HL Deb 11 March 1992 vol 536 cc64-5WA
Lord Williams of Elvel

asked Her Majesty's Government:

Whether there is anything further to add to the Answer given by Lord Reay on 4th March 1992 (Hansard col. WA25) regarding the sale of the British Technology Group.

The Parliamentary Under-Secretary of State, Department of Trade and Industry (Lord Reay)

I am pleased to announce that an agreement for the sale of British Technology Group was entered into today, 11th March, following negotiations between Government and a management-led consortium. The initial proceeds will be £27.75 million.

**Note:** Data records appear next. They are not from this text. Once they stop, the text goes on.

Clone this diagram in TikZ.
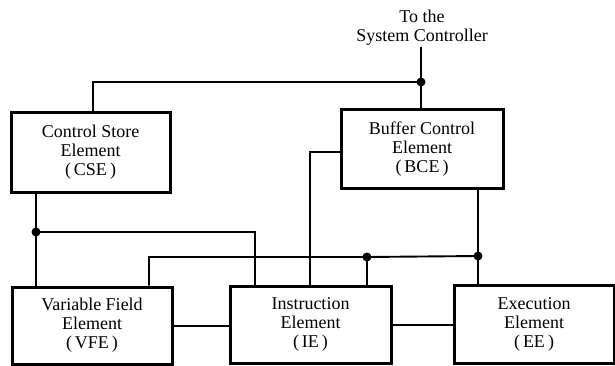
\documentclass[tikz,border=0pt]{standalone}
\usepackage{fontspec}
\setmainfont{Liberation Serif}
\begin{document}
\begin{tikzpicture}[x=1pt,y=-1pt,
  box/.style={draw,line width=3pt,inner sep=0pt,align=center,
    font=\fontsize{18}{19}\selectfont},
  wire/.style={line width=1.9pt},
  dot/.style={circle,fill,inner sep=0pt,minimum size=9pt}]
\useasboundingbox (0,0) rectangle (615,366);
\node[box,minimum width=159pt,minimum height=79pt] (cse) at (90.5,152.5) {Control Store\\Element\\(\,CSE\,)};
\node[box,minimum width=162pt,minimum height=78pt] (bce) at (422,149) {Buffer Control\\Element\\(\,BCE\,)};
\node[box,minimum width=160pt,minimum height=77pt] (vfe) at (92,325.5) {Variable Field\\Element\\(\,VFE\,)};
\node[box,minimum width=161pt,minimum height=77pt] (ie) at (310.5,324.5) {Instruction\\Element\\(\,IE\,)};
\node[box,minimum width=160pt,minimum height=78pt] (ee) at (534,324) {Execution\\Element\\(\,EE\,)};
\node[align=center,inner sep=1pt,font=\fontsize{18}{19}\selectfont] (sc) at (422,28) {To the\\System Controller};
% junctions
\node[dot] (j1) at (421,82) {};
\node[dot] (j2) at (36,232) {};
\node[dot] (j3) at (478,256) {};
\node[dot] (j4) at (367,257) {};
\coordinate (c1) at (93,82);
\coordinate (c2) at (255,232);
\coordinate (c3) at (310,152);
\coordinate (c4) at (149,257);
% wires
\draw[wire] (sc.south -| j1) -- (j1.center) -- (bce.north -| j1);
\draw[wire] (cse.north -| c1) -- (c1) -- (j1.center);
\draw[wire] (cse.south -| j2) -- (j2.center) -- (vfe.north -| j2);
\draw[wire] (j2.center) -- (c2) -- (ie.north -| c2);
\draw[wire] (bce.west |- c3) -- (c3) -- (ie.north -| c3);
\draw[wire] (bce.south -| j3) -- (j3.center) -- (ee.north -| j3);
\draw[wire] (vfe.north -| c4) -- (c4) -- (j4.center) -- (j3.center);
\draw[wire] (j4.center) -- (ie.north -| j4);
\draw[wire] (vfe.east |- 0,326) -- (ie.west |- 0,326);
\draw[wire] (ie.east |- 0,325) -- (ee.west |- 0,325);
\end{tikzpicture}
\end{document}
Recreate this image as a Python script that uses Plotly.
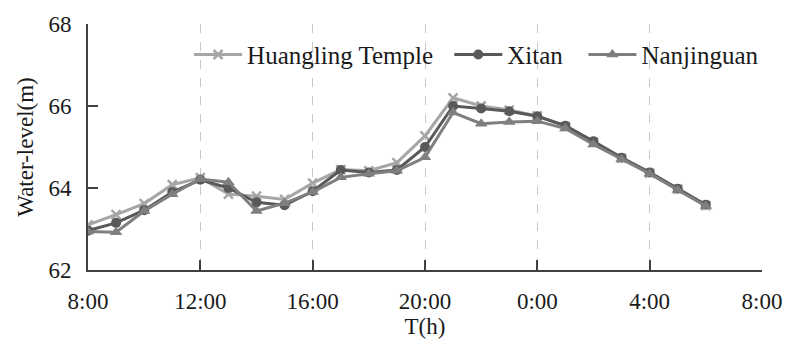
import plotly.graph_objects as go

# Hours elapsed since 8:00 on the first day
hours = list(range(0, 23))
tick_vals = [0, 4, 8, 12, 16, 20, 24]
tick_text = ["8:00", "12:00", "16:00", "20:00", "0:00", "4:00", "8:00"]

huangling = [63.10, 63.35, 63.62, 64.08, 64.25, 63.85, 63.80, 63.72, 64.12,
             64.45, 64.42, 64.62, 65.27, 66.20, 66.00, 65.90, 65.76,
             65.50, 65.12, 64.72, 64.36, 63.97, 63.57]
xitan = [62.96, 63.15, 63.46, 63.90, 64.20, 64.00, 63.65, 63.58, 63.92,
         64.44, 64.38, 64.44, 65.00, 66.00, 65.94, 65.87, 65.75,
         65.52, 65.14, 64.74, 64.38, 63.98, 63.59]
nanjinguan = [62.94, 62.92, 63.44, 63.85, 64.22, 64.14, 63.44, 63.63, 63.90,
              64.26, 64.35, 64.42, 64.75, 65.84, 65.57, 65.61, 65.63,
              65.45, 65.06, 64.70, 64.35, 63.95, 63.56]

font_family = "'Times New Roman', 'Liberation Serif', 'DejaVu Serif', serif"

fig = go.Figure()
fig.add_trace(go.Scatter(
    x=hours, y=huangling, name="Huangling Temple", mode="lines+markers",
    line=dict(color="#a6a6a6", width=3), legend="legend",
    marker=dict(symbol="x-thin", size=9, line=dict(color="#a6a6a6", width=2.5)),
))
fig.add_trace(go.Scatter(
    x=hours, y=xitan, name="Xitan", mode="lines+markers",
    line=dict(color="#595959", width=3), legend="legend2",
    marker=dict(symbol="circle", size=10, color="#595959"),
))
fig.add_trace(go.Scatter(
    x=hours, y=nanjinguan, name="Nanjinguan", mode="lines+markers",
    line=dict(color="#7f7f7f", width=3), legend="legend3",
    marker=dict(symbol="triangle-up", size=11, color="#7f7f7f"),
))

# One legend box per series so each entry can sit at its own spot
legend_style = dict(
    orientation="h", xanchor="left", y=0.875, yanchor="middle",
    font=dict(family=font_family, size=25, color="#1a1a1a"),
    bgcolor="rgba(0,0,0,0)", itemwidth=48,
)

fig.update_layout(
    width=794, height=347,
    margin=dict(l=88, r=26, t=17, b=77),
    paper_bgcolor="white", plot_bgcolor="white",
    font=dict(family=font_family, size=23, color="#1a1a1a"),
    showlegend=True,
    legend=dict(x=0.15, **legend_style),
    legend2=dict(x=0.536, **legend_style),
    legend3=dict(x=0.735, **legend_style),
    xaxis=dict(
        range=[0, 24], tickmode="array", tickvals=tick_vals, ticktext=tick_text,
        showgrid=True, gridcolor="#c8c8c8", griddash="dash", gridwidth=1.2,
        showline=True, linecolor="#404040", linewidth=2,
        ticks="inside", ticklen=10, tickcolor="#404040", tickwidth=1.5,
        ticklabelstandoff=9, zeroline=False,
        title=dict(text="T(h)", standoff=0, font=dict(size=23)),
    ),
    yaxis=dict(
        range=[62, 68], tickvals=[62, 64, 66, 68],
        showgrid=False, zeroline=False,
        showline=True, linecolor="#404040", linewidth=2,
        ticks="inside", ticklen=10, tickcolor="#404040", tickwidth=1.5,
        ticklabelstandoff=10,
        title=dict(text="Water-level(m)", standoff=8, font=dict(size=23)),
    ),
)

fig.write_html("out.html")
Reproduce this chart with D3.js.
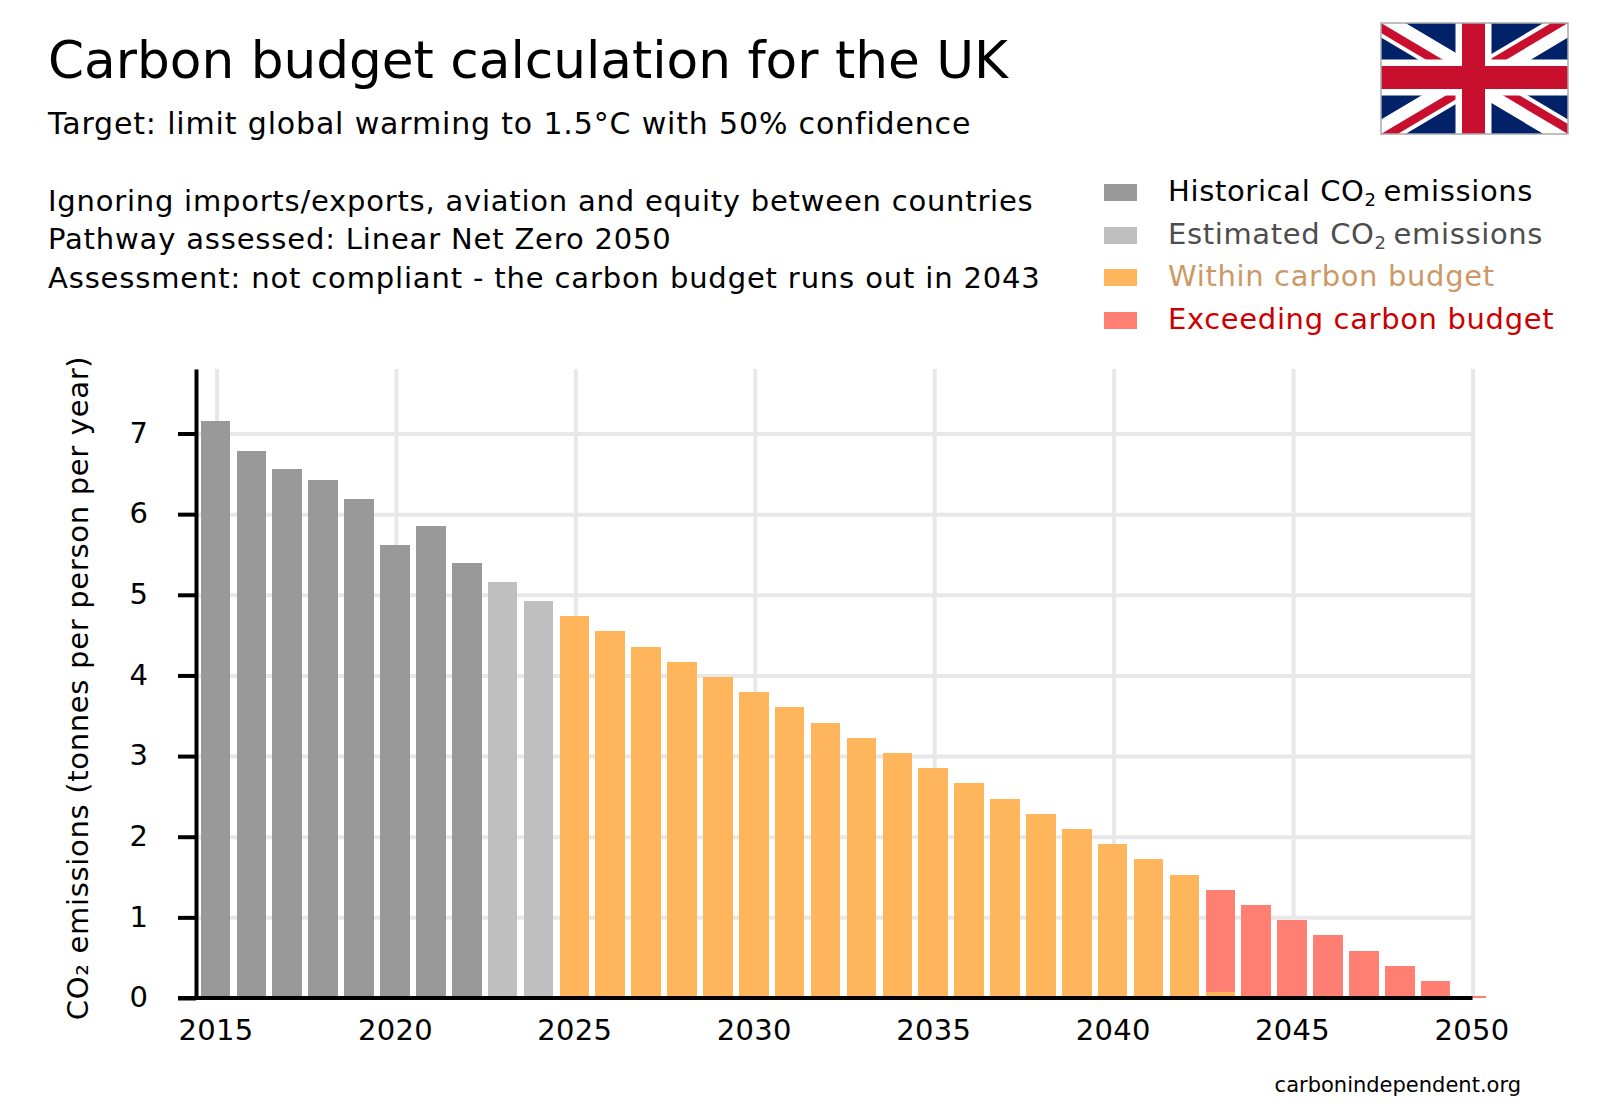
<!DOCTYPE html>
<html>
<head>
<meta charset="utf-8">
<script src="https://cdn.jsdelivr.net/npm/d3@7"></script>
<style>
body { margin: 0; background: #fff; }
text { font-family: "DejaVu Sans", sans-serif; }
</style>
</head>
<body>
<div id="chart"></div>
<script>
var years = d3.range(2015, 2051);
var historical = [7.15, 6.78, 6.56, 6.42, 6.19, 5.62, 5.85, 5.39];
var estimated = [5.16, 4.92];
var within = [4.74, 4.55, 4.35, 4.17, 3.98, 3.79, 3.61, 3.41, 3.23, 3.04, 2.85, 2.66, 2.47, 2.28, 2.09, 1.91, 1.72, 1.53, 0.08];
var exceeding = [1.26, 1.15, 0.97, 0.78, 0.58, 0.40, 0.21, 0.03];
var xTicks = [2015, 2020, 2025, 2030, 2035, 2040, 2045, 2050];
var yTicks = [0, 1, 2, 3, 4, 5, 6, 7];
var seriesKeys = ['historical', 'estimated', 'within', 'exceeding'];
var seriesColors = { historical: '#999999', estimated: '#bfbfbf', within: '#ffb55b', exceeding: '#ff8072' };

// each series starts where the previous one stops, 2043 has both budget parts
var rows = years.map(function(y, i) {
	return {
		year: y,
		historical: historical[i] || 0,
		estimated: estimated[i - 8] || 0,
		within: within[i - 10] || 0,
		exceeding: exceeding[i - 28] || 0
	};
});

var svg = d3.select('#chart').append('svg').attr('width', 1600).attr('height', 1120);

var x = d3.scaleLinear().domain([2015, 2050]).range([216.5, 1472.5]);
var y = d3.scaleLinear().domain([0, 7.8]).range([998, 369]);

// grid
svg.append('g').attr('transform', 'translate(0,998)')
	.call(d3.axisBottom(x).tickValues(xTicks).tickSize(-629).tickFormat(''))
	.call(function(g) { g.select('.domain').remove(); })
	.selectAll('line').attr('stroke', '#e8e8e8').attr('stroke-width', 4);
svg.append('g').attr('transform', 'translate(196,0)')
	.call(d3.axisRight(y).tickValues(yTicks.slice(1)).tickSize(1277).tickFormat(''))
	.call(function(g) { g.select('.domain').remove(); })
	.selectAll('line').attr('stroke', '#e8e8e8').attr('stroke-width', 4);

// bars
var stack = d3.stack().keys(seriesKeys)(rows);
var barWidth = 29.6;
svg.append('g').selectAll('g').data(stack).enter().append('g')
	.attr('fill', function(d) { return seriesColors[d.key]; })
	.selectAll('rect').data(function(d) { return d.filter(function(v) { return v[1] > v[0]; }); })
	.enter().append('rect')
	.attr('shape-rendering', 'crispEdges')
	.attr('x', function(d) { return x(d.data.year) - 15.8; })
	.attr('width', barWidth)
	.attr('y', function(d) { return y(d[1]); })
	.attr('height', function(d) { return y(d[0]) - y(d[1]); });

// axes
var yAxis = svg.append('g').attr('transform', 'translate(196,0)')
	.call(d3.axisLeft(y).tickValues(yTicks).tickSizeInner(18).tickSizeOuter(0).tickPadding(30));
yAxis.select('.domain').attr('stroke', '#000').attr('stroke-width', 4);
yAxis.selectAll('line').attr('stroke', '#000').attr('stroke-width', 4);
yAxis.selectAll('text').attr('font-size', 29).attr('font-family', '"DejaVu Sans"').attr('fill', '#000').attr('dy', '0.3em');

var xAxis = svg.append('g').attr('transform', 'translate(0,998)')
	.call(d3.axisBottom(x).tickValues(xTicks).tickFormat(d3.format('d')).tickSize(0).tickPadding(21));
xAxis.select('.domain').attr('stroke', '#000').attr('stroke-width', 4)
	.attr('d', 'M' + 178 + ',0H' + x(2050));
xAxis.selectAll('text').attr('font-size', 29).attr('font-family', '"DejaVu Sans"').attr('fill', '#000')
	.attr('letter-spacing', 0.3).attr('dx', -1);

svg.append('text').attr('transform', 'translate(88,688) rotate(-90)')
	.attr('text-anchor', 'middle').attr('font-size', 29).attr('letter-spacing', 0.69)
	.text('CO\u2082 emissions (tonnes per person per year)');

// heading
svg.append('text').attr('x', 48).attr('y', 78).attr('font-size', 51.7).text('Carbon budget calculation for the UK');
var lines = [
	['Target: limit global warming to 1.5\u00b0C with 50% confidence', 134, 30, 0.84],
	['Ignoring imports/exports, aviation and equity between countries', 211, 29, 0.78],
	['Pathway assessed: Linear Net Zero 2050', 249, 29, 0.83],
	['Assessment: not compliant - the carbon budget runs out in 2043', 288, 29, 0.85]
];
svg.selectAll('text.info').data(lines).enter().append('text').attr('class', 'info')
	.attr('x', 48).attr('y', function(d) { return d[1]; })
	.attr('font-size', function(d) { return d[2]; }).attr('letter-spacing', function(d) { return d[3]; })
	.text(function(d) { return d[0]; });

// legend
var legend = [
	{ key: 'historical', before: 'Historical CO', after: ' emissions', color: '#000000', top: 184 },
	{ key: 'estimated', before: 'Estimated CO', after: ' emissions', color: '#4d4d4d', top: 227 },
	{ key: 'within', before: 'Within carbon budget', color: '#cc9966', top: 269 },
	{ key: 'exceeding', before: 'Exceeding carbon budget', color: '#cc0000', top: 312 }
];
var lg = svg.selectAll('g.legend').data(legend).enter().append('g').attr('class', 'legend');
lg.append('rect').attr('x', 1104).attr('width', 33).attr('height', 17)
	.attr('y', function(d) { return d.top; })
	.attr('fill', function(d) { return seriesColors[d.key]; });
var lt = lg.append('text').attr('x', 1168).attr('y', function(d) { return d.top + 17; })
	.attr('font-size', 29).attr('letter-spacing', 0.65).attr('fill', function(d) { return d.color; });
lt.append('tspan').text(function(d) { return d.before; });
lt.filter(function(d) { return d.after; }).append('tspan').attr('font-size', 18).attr('dy', 5).text('2');
lt.filter(function(d) { return d.after; }).append('tspan').attr('dy', -5).attr('dx', -3).text(function(d) { return d.after; });

svg.append('text').attr('x', 1521).attr('y', 1092).attr('text-anchor', 'end').attr('font-size', 21).text('carbonindependent.org');

// flag
var fw = 187, fh = 111;
var flag = svg.append('g').attr('transform', 'translate(1381,23)');
var defs = svg.append('defs');
defs.append('clipPath').attr('id', 'flagclip').append('rect').attr('width', fw).attr('height', fh);
defs.append('clipPath').attr('id', 'flagcounter').append('path')
	.attr('d', 'M' + fw / 2 + ',' + fh / 2 + 'H' + fw + 'V' + fh + 'Z V' + fh + 'H0Z H0V0Z V0H' + fw + 'Z');
var fg = flag.append('g').attr('clip-path', 'url(#flagclip)');
fg.append('rect').attr('width', fw).attr('height', fh).attr('fill', '#012169');
var diag = 'M0,0L' + fw + ',' + fh + 'M' + fw + ',0L0,' + fh;
var cross = 'M' + (fw / 2 - 1) + ',0V' + fh + 'M0,' + (fh / 2 - 1) + 'H' + fw;
fg.append('path').attr('d', diag).attr('stroke', '#fff').attr('stroke-width', 25);
fg.append('path').attr('d', diag).attr('stroke', '#c8102e').attr('stroke-width', 17).attr('clip-path', 'url(#flagcounter)');
fg.append('path').attr('d', cross).attr('stroke', '#fff').attr('stroke-width', 36);
fg.append('path').attr('d', cross).attr('stroke', '#c8102e').attr('stroke-width', 23);
flag.append('rect').attr('width', fw).attr('height', fh).attr('fill', 'none').attr('stroke', '#aaa').attr('stroke-width', 1.5);
</script>
</body>
</html>
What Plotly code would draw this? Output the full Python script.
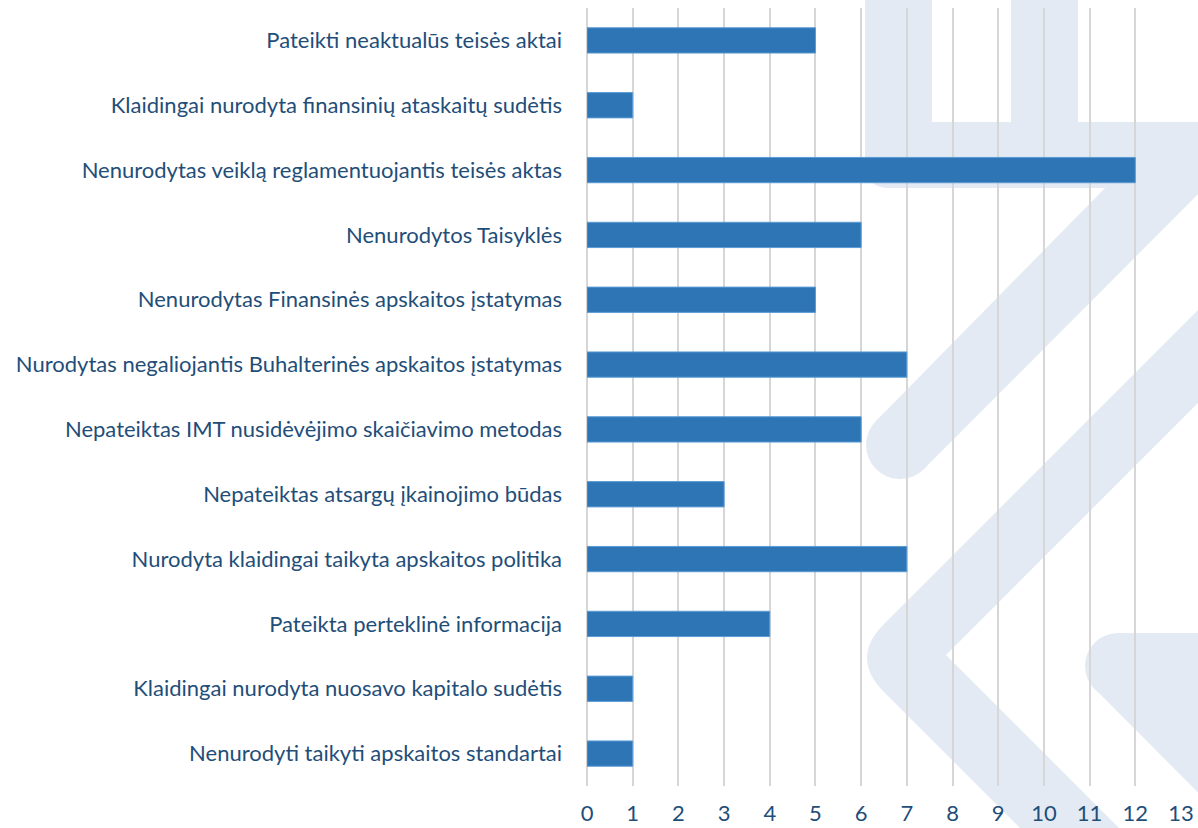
import plotly.graph_objects as go

categories = [
    "Pateikti neaktualūs teisės aktai",
    "Klaidingai nurodyta finansinių ataskaitų sudėtis",
    "Nenurodytas veiklą reglamentuojantis teisės aktas",
    "Nenurodytos Taisyklės",
    "Nenurodytas Finansinės apskaitos įstatymas",
    "Nurodytas negaliojantis Buhalterinės apskaitos įstatymas",
    "Nepateiktas IMT nusidėvėjimo skaičiavimo metodas",
    "Nepateiktas atsargų įkainojimo būdas",
    "Nurodyta klaidingai taikyta apskaitos politika",
    "Pateikta perteklinė informacija",
    "Klaidingai nurodyta nuosavo kapitalo sudėtis",
    "Nenurodyti taikyti apskaitos standartai",
]
values = [5, 1, 12, 6, 5, 7, 6, 3, 7, 4, 1, 1]
x_ticks = list(range(0, 14))

W, H = 1198, 828
L, R, T, B = 587, 1181, 8, 786

TEXT = "#1f4e79"
BAR = "#2e75b6"
WM = "#e4eaf3"
FONT = "Lato"


def px(x):
    return (x - L) / (R - L)


def py(y):
    return (B - y) / (B - T)


def path(cmds):
    out = []
    for c in cmds:
        if c[0] in ("M", "L"):
            out.append(f"{c[0]}{px(c[1]):.4f},{py(c[2]):.4f}")
        elif c[0] == "Q":
            out.append(f"Q{px(c[1]):.4f},{py(c[2]):.4f} {px(c[3]):.4f},{py(c[4]):.4f}")
        elif c[0] == "Z":
            out.append("Z")
    return " ".join(out)


def circle(cx, cy, r):
    return dict(type="circle", xref="paper", yref="paper", layer="below",
                x0=px(cx - r), x1=px(cx + r), y0=py(cy + r), y1=py(cy - r),
                fillcolor=WM, line=dict(width=0))


def poly(cmds):
    return dict(type="path", xref="paper", yref="paper", layer="below",
                path=path(cmds), fillcolor=WM, line=dict(width=0))


shapes = [
    # top "U" + diagonal stroke
    poly([("M", 865, -20), ("L", 932, -20), ("L", 932, 122), ("L", 1011, 122),
          ("L", 1011, -20), ("L", 1078, -20), ("L", 1078, 122), ("L", 1270, 122),
          ("L", 924, 469), ("L", 876, 421), ("L", 1105, 188), ("L", 890, 188),
          ("Q", 865, 188, 865, 163), ("Z",)]),
    circle(900, 445, 34),
    # chevron "<"
    poly([("M", 1558, -50), ("L", 884, 624), ("Q", 850, 658, 884, 692),
          ("L", 1092, 900), ("L", 1191, 900), ("L", 946, 655), ("L", 1651, -50), ("Z",)]),
    # right rounded wedge
    poly([("M", 1118, 633), ("L", 1400, 633), ("L", 1400, 900), ("L", 1305, 900),
          ("L", 1095, 689), ("Z",)]),
    circle(1118, 666, 33),
]

fig = go.Figure(go.Bar(
    y=categories, x=values, orientation="h",
    marker=dict(color=BAR, line=dict(color="#5b9bd5", width=1)),
    hoverinfo="x+y",
))

fig.update_layout(
    width=W, height=H,
    margin=dict(l=L, r=W - R, t=T, b=H - B, autoexpand=False),
    paper_bgcolor="white", plot_bgcolor="rgba(0,0,0,0)",
    bargap=0.61, showlegend=False,
    font=dict(family=FONT, size=22, color=TEXT),
    shapes=shapes,
)
fig.update_xaxes(range=[0, 13], tickvals=x_ticks, ticktext=[str(v) for v in x_ticks],
                 showgrid=True, gridcolor="#d6d6d6", gridwidth=1.6,
                 zeroline=True, zerolinecolor="#d6d6d6", zerolinewidth=1.6,
                 showline=False, ticks="", ticklabelstandoff=12, automargin=False,
                 tickfont=dict(family=FONT, size=22, color=TEXT), fixedrange=True)
fig.update_yaxes(autorange="reversed", showgrid=False, showline=False, ticks="",
                 ticklabelstandoff=24, automargin=False,
                 tickfont=dict(family=FONT, size=22, color=TEXT), fixedrange=True)

fig.write_html("out.html", config={"displayModeBar": False},
               post_script="document.body.style.margin='0';")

The consortium represents a balance between financial institutions, individuals, and organisations. The lead investor is CIN Venture Managers Limited (CIN Ven) the second largest European Venture Capital house. (CIN Ven manages the unquoted securities portfolios of the pension funds of British Coal, British Rail and Barclays Bank). The consortium members include ten other financial institutions, BTG management and staff, and up to 13 UK universities, under the aegis of the CVCP (the Committee of Vice-Chancellors and Principals). A holding company has been formed to purchase the shares. Management and staff will participate in the company both directly, through individually subscribing for shares, and indirectly, through an employee share trust which will acquire up to 26 per cent. of the share capital. Apart from the trust, no individual member of the consortium will own more than 15 per cent. of the voting rights in the holding company.

The consortium was selected as the preferred purchaser following a two-stage competitive bidding process against a number of criteria, which arose from the objectives for the sale of maximising proceeds consistent with a good prospect for the continuation of BTG's technology transfer activities. The Government are convinced that the consortium offers the best prospect that BTG's present activities will be continued as an independent organisation.

The proceeds of the sale will be made up from two elements. The initial proceeds will be:

£ million
Initial consideration 14.25
Special dividend to be paid on completion 12.00
Dividend paid in February in respect of NEB 1.50
Total 27.75

The initial consideration is dependent on certain working capital requirements being met at completion, which is due to take place on 31st March 1992 provided that certain conditions of the type commonly found in share purchase agreements are fulfilled by that date.

Future proceeds will arise if over the next five years the business performs at a level in excess of the net revenues forecast by BTG management in its business plan. The Government will be entitled to 60 per cent. (less tax) of the sum by which aggregate net revenues exceed the target which has been agreed with the purchaser. Net revenues principally comprise the revenues from licences which accrue to the company less the payments which are made to inventors from those licence income streams. Further proceeds may also arise from clawback on the proceeds of sale of real property.